Schließlich kommen - vor allem bei der Feindifferenzierung in
Subklassen - auch funktional-semantische Kriterien zum Tragen: so kann etwa
unter semantischen Gesichtspunkten man den
Pronomina zugeordnet werden, obwohl
es - anders als die meisten Pronomina - nicht flektiert. Auch können die
Artikel der, ein, jener
nach der Art des Verweises, den ein Sprecher mit ihnen in einer
sprachlichen Handlung macht, in die Subklassen definiter Artikel, indefiniter Artikel, Demonstrativ-Artikel eingeteilt werden.
Auf diese Weise ermittelten wir die neun distinktiven Klassen Nomen, Pronomen, Artikel, Adjektiv, Verb, Präposition, Adverb, Partikel und Junktor, die ihrerseits wieder in feiner gerasterte Unterklassen zerfallen. Die neun Großklassen sind terminologisch und dem Gegenstand nach weitgehend mit traditionellen Wortarten identisch, dagegen findet sich bei den Subklassen manches Neue.
Aus dem Kontrast zum Polnischen und den Spezifika des Deutschen stellt die Wortklasse Artikel den denkbar schwierigsten Fall für die kontrastive Betrachtungsperspektive dar. In einer artikellosen Sprache wie das Polnische werden Funktionen von Artikeln durch andere Klassen, vornehmlich durch Pronomina, übernommen.
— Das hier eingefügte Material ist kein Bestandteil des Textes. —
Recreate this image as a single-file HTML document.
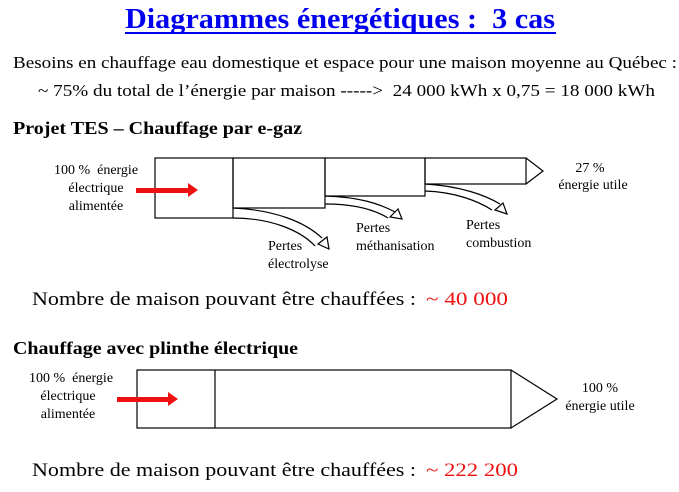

Bei der von uns zugrundegelegten Merkmalshierarchie mit morphologischem und syntaktischem Primat lassen sich manche traditionellen Klassen wie "Interrogativpronomen", "Relativpronomen", nicht sauber als Wortarten klassifizieren. Solche Klassen enthalten - bei einer funktionalen Einheitlichkeit - formal recht unterschiedliche Elemente, die im Rahmen unserer Wortarteinteilung auch verschiedenen Wortarten angehören. Um diese unter funktionalem Gesichtspunkt dennoch adäquat beschreiben zu können, fassen wir sie als zu den Wortarten querliegende Klassenbildungen zusammen: Es sind die Klassen der Interrogativ-Elemente, Relativ-Elemente und der interaktiven Einheiten.